:: EXERCISE DESCRIPTION ::
Starting at the first line of the entries below, restate each line exactly until you reach the line with "rectangle (2227, 986);", and print that one too. Leave the pictures out and stop there.

BEGIN DATA EXTRACT

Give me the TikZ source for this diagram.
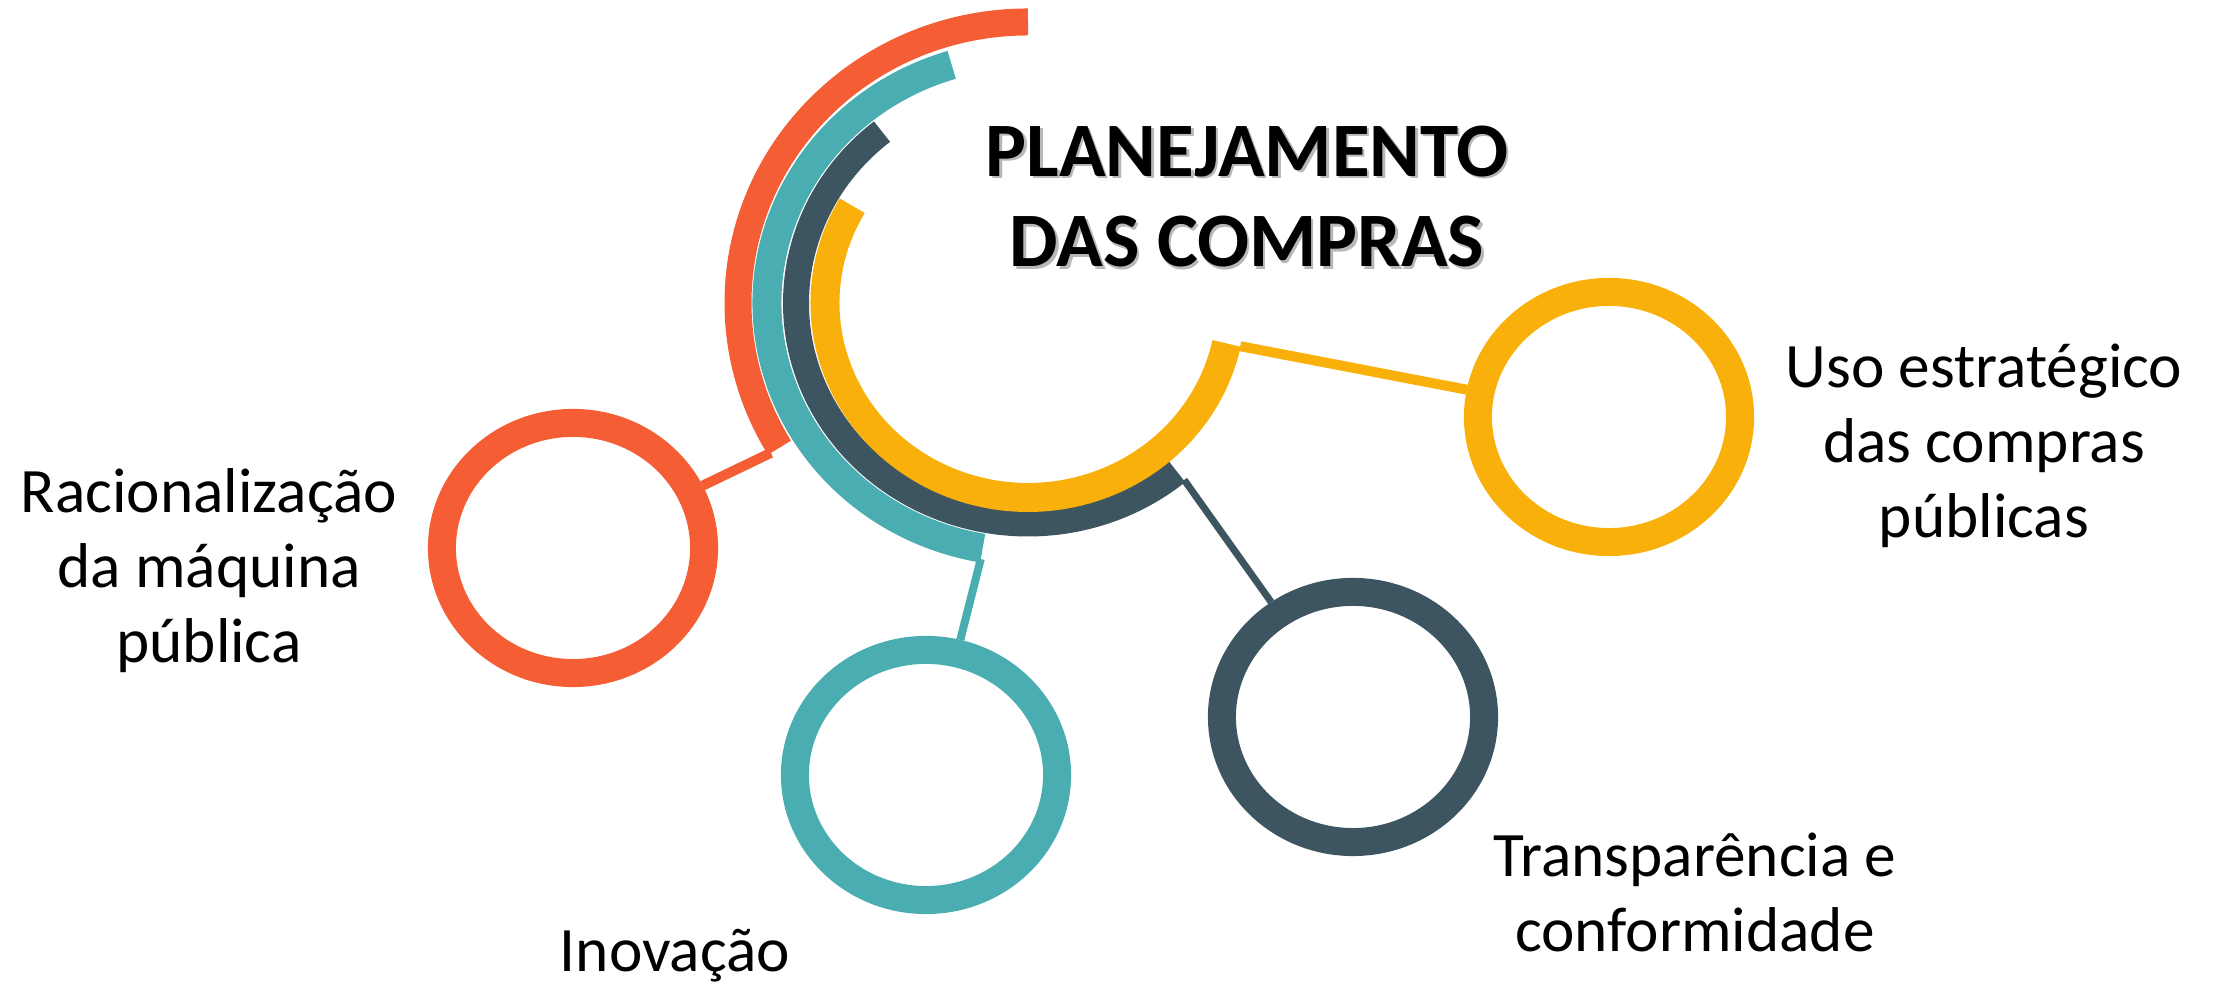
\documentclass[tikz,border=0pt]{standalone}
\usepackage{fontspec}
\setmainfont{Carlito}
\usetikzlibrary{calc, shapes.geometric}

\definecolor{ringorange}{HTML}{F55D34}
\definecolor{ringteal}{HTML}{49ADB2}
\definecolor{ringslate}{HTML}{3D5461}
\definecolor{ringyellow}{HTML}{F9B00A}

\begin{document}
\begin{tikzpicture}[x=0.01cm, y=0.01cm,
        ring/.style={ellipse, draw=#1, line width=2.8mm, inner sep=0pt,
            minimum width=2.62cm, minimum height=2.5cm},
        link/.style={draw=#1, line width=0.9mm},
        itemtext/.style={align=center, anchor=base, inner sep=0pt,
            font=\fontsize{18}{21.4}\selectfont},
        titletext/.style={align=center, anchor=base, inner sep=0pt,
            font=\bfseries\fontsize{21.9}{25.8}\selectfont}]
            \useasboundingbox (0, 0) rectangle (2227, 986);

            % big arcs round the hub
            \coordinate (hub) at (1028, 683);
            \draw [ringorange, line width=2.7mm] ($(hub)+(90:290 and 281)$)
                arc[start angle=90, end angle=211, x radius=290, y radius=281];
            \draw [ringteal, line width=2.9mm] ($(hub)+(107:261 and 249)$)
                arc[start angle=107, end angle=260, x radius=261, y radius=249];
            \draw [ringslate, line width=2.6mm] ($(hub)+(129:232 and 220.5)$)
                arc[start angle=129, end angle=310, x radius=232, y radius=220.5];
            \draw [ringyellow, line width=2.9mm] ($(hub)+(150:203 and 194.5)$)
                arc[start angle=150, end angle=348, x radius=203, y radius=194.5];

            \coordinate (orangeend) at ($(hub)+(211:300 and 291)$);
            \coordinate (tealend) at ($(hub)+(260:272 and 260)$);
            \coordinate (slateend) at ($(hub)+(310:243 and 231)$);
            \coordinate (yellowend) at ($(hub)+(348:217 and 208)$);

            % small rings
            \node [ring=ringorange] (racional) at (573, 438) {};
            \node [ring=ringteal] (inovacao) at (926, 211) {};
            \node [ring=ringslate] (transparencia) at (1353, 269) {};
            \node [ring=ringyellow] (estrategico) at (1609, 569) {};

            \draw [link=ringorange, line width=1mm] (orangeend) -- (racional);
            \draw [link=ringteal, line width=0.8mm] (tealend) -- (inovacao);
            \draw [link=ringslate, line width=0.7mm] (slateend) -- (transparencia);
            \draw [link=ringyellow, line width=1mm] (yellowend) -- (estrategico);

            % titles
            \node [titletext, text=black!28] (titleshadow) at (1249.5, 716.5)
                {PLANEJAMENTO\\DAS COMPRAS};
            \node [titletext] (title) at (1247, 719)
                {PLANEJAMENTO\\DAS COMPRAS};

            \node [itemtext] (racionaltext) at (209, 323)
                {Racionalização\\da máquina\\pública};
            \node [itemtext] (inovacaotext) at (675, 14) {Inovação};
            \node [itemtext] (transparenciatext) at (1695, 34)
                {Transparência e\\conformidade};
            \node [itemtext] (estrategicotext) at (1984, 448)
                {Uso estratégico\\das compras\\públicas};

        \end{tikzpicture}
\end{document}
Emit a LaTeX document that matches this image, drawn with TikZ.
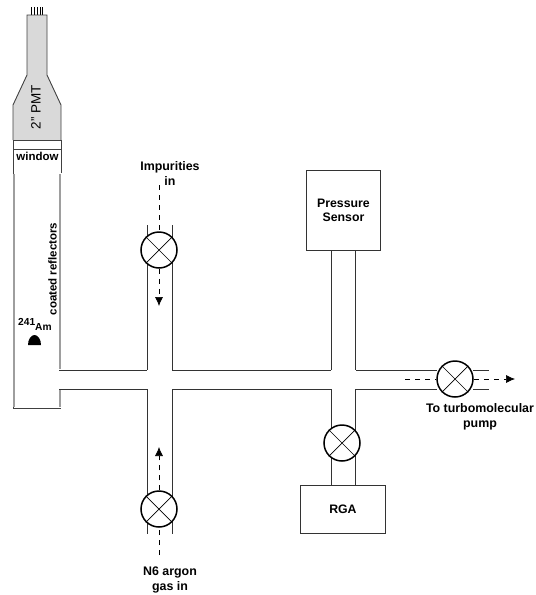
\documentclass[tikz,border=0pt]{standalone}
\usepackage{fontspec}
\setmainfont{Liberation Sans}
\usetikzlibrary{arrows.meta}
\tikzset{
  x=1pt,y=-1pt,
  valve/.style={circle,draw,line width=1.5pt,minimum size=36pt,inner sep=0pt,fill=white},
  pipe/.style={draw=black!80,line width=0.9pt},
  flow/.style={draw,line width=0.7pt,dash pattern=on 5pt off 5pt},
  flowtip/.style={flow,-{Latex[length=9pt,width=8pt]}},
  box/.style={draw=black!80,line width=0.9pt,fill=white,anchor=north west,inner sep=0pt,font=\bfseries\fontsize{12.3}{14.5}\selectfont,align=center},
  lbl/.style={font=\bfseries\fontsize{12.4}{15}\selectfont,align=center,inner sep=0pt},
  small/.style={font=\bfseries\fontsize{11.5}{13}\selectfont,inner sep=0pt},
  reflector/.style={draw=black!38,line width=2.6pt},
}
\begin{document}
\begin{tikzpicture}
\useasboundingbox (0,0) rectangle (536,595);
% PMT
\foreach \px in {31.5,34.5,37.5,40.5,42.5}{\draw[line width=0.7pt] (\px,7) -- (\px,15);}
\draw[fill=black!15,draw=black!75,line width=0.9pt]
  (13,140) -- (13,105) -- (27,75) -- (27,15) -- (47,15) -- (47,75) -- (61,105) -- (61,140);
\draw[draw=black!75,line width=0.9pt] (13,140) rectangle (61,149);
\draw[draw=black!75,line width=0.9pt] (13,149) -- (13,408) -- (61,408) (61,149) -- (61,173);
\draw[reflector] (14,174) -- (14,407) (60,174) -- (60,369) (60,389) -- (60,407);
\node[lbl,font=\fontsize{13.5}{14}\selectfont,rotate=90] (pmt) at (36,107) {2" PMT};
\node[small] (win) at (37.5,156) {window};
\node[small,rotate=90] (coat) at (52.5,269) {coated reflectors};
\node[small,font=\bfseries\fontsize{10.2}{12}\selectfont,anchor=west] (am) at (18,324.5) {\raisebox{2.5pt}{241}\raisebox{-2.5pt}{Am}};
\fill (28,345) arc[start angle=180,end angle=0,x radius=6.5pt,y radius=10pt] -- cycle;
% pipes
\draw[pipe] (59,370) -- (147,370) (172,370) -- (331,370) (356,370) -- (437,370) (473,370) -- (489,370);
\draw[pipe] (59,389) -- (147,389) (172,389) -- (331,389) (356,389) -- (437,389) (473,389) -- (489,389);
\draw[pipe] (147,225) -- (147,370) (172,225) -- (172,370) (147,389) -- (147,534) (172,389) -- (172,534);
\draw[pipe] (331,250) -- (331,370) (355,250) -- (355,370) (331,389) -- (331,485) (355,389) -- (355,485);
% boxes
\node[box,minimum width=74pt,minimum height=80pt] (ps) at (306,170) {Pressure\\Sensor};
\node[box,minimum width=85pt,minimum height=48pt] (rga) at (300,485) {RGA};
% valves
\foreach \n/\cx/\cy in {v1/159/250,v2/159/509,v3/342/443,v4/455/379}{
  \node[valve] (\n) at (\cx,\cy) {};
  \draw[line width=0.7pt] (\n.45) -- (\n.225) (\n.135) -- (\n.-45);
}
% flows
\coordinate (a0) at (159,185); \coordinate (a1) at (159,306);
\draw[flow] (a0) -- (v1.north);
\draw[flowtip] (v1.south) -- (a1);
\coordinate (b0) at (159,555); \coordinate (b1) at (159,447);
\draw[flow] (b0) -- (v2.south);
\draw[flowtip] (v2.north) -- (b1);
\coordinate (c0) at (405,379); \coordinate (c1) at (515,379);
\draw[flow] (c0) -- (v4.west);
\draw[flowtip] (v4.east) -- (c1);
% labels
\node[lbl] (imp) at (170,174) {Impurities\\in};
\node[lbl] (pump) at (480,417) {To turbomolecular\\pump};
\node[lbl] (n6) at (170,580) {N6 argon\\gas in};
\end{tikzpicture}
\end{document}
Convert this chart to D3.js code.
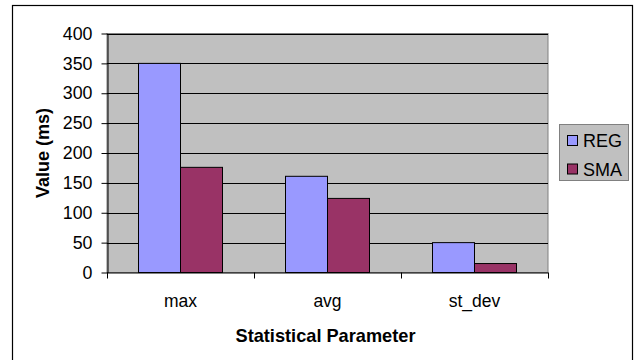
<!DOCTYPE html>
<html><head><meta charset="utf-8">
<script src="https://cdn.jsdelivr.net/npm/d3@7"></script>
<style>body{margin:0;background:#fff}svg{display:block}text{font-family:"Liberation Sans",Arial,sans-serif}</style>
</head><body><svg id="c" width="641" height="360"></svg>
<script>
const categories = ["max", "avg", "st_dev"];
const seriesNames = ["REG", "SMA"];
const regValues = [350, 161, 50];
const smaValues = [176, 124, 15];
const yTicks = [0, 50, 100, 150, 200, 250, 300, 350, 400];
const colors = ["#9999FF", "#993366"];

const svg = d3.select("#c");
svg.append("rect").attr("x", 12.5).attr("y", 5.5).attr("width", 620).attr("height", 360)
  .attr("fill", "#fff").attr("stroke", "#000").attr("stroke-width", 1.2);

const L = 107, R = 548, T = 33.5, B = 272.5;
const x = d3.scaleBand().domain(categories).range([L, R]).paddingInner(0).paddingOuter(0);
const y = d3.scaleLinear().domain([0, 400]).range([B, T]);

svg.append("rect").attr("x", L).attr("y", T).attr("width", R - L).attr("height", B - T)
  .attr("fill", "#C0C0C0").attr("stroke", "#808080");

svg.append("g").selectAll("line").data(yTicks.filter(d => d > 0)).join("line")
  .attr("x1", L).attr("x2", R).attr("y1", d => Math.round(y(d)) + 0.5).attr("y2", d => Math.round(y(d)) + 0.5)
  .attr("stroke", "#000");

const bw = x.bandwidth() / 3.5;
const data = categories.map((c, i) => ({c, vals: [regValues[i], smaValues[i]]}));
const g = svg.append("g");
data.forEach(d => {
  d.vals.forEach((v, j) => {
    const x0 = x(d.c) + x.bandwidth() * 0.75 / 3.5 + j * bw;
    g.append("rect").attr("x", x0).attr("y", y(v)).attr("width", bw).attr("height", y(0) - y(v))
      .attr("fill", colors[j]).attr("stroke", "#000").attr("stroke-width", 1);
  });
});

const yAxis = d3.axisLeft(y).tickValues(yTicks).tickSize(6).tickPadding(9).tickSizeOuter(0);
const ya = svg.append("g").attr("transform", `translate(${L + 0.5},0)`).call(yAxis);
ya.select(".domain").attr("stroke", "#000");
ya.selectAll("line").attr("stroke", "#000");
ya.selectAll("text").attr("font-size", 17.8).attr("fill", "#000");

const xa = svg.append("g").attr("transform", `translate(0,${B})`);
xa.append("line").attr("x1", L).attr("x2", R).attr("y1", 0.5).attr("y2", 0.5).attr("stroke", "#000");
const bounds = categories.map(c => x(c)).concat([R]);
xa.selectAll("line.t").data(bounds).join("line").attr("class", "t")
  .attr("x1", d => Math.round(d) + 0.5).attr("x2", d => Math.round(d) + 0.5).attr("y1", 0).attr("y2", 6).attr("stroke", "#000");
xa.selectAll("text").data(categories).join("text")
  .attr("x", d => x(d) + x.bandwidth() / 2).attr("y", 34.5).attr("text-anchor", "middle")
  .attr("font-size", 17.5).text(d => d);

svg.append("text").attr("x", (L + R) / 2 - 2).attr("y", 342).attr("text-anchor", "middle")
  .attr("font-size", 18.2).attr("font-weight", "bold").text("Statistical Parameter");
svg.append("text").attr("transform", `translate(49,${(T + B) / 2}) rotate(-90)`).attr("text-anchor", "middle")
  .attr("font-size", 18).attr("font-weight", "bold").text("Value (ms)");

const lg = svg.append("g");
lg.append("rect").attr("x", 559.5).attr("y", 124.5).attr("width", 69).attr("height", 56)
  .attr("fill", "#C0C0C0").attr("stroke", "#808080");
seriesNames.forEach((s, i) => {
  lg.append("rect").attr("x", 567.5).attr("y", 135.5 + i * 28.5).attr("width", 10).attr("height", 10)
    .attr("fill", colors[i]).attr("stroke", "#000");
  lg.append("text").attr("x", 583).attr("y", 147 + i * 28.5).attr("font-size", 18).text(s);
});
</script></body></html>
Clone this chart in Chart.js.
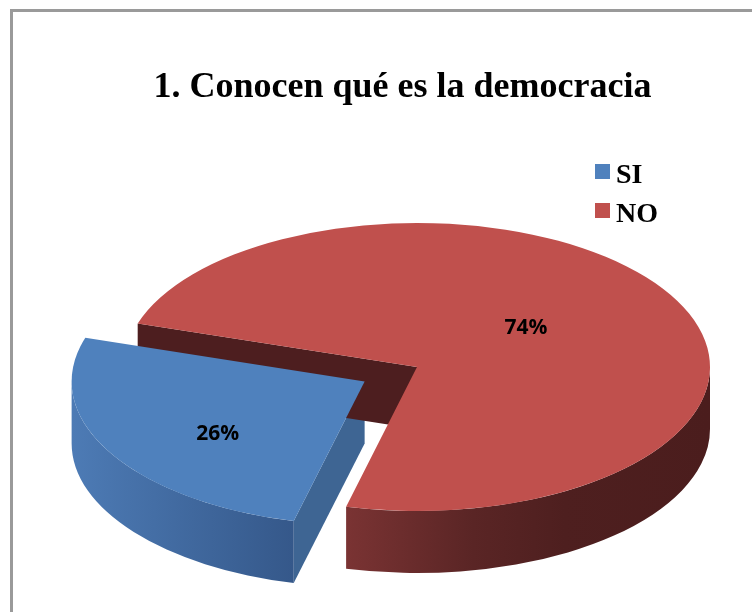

END DATA EXTRACT

:: FULL RESPONSE ::
Give me the TikZ source for this diagram.
\documentclass[tikz,border=0pt]{standalone}
\usepackage{fontspec}
\setmainfont{Carlito}
\usetikzlibrary{calc, shapes.geometric}

\definecolor{ringorange}{HTML}{F55D34}
\definecolor{ringteal}{HTML}{49ADB2}
\definecolor{ringslate}{HTML}{3D5461}
\definecolor{ringyellow}{HTML}{F9B00A}

\begin{document}
\begin{tikzpicture}[x=0.01cm, y=0.01cm,
        ring/.style={ellipse, draw=#1, line width=2.8mm, inner sep=0pt,
            minimum width=2.62cm, minimum height=2.5cm},
        link/.style={draw=#1, line width=0.9mm},
        itemtext/.style={align=center, anchor=base, inner sep=0pt,
            font=\fontsize{18}{21.4}\selectfont},
        titletext/.style={align=center, anchor=base, inner sep=0pt,
            font=\bfseries\fontsize{21.9}{25.8}\selectfont}]
            \useasboundingbox (0, 0) rectangle (2227, 986);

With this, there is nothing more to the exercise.